Ever since 1979, the American sky didn’t see any total solar eclipse. However, on August 21, 2017, the Great American Eclipse, as it has already been nicknamed, will be visible from most American States (from North Carolina to California), as the Sun will be completely covered by the Moon.
The eclipse will only be sweeping across the surface of the United States and it will not be visible from any other country. Not all the cities across the map of United States will have a perfect view of the phenomenon, but those that are in the front seats are situated in the middle of the country: Lincoln, Kansas City and Saint Louis.

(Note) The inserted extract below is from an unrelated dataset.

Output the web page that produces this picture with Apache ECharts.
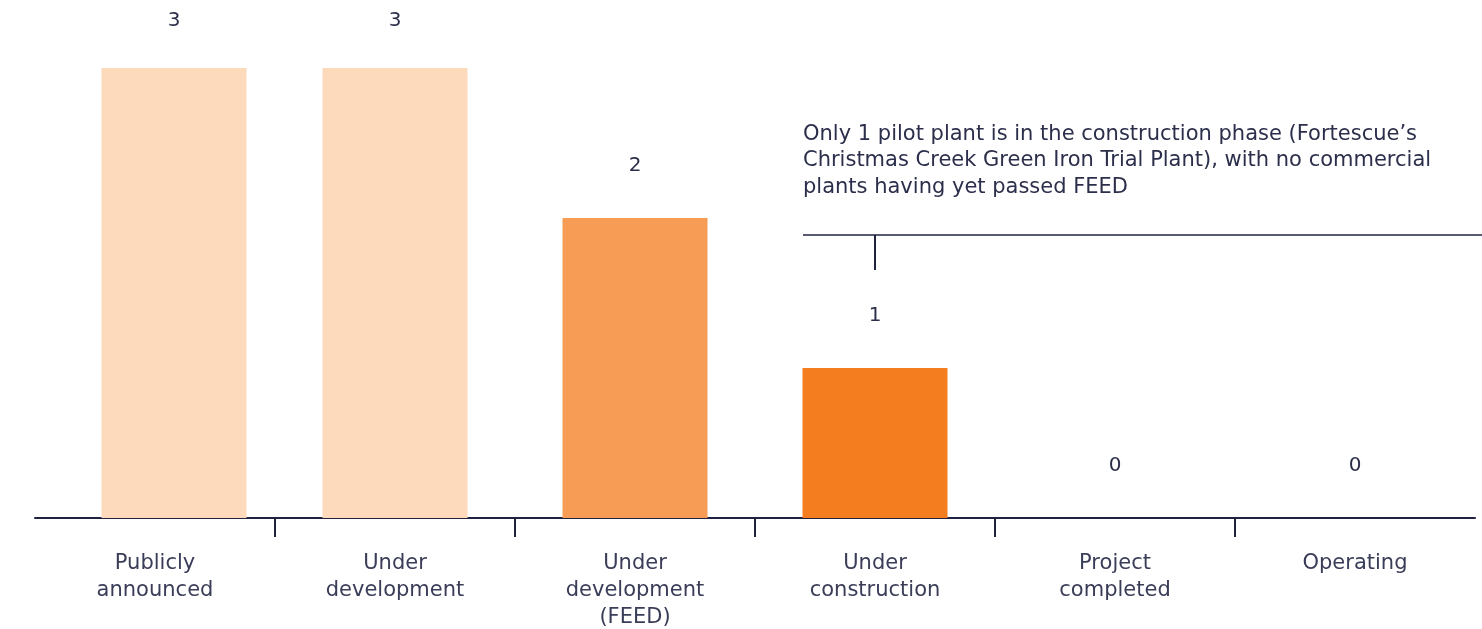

The lengthiest period of total eclipse will be of almost 3 minutes and it can be witnessed from the town of Hopkinsville, Kentucky. The officials are saying that the event will be the largest to ever hit the secluded town and are hoping that the tourists coming from all over the country will bring about $20-25 million into the area.
The mayor of the 32,000 town has recently started to promote the event by unveiling the logo of the festival. Chance has given the best possible view for the total eclipse just north of the town and the city administration is doing their best to put the town up on its feet in time for the event.
Make sure that you won’t be missing the spectacle, as the next total eclipse in United States is scheduled for 2045.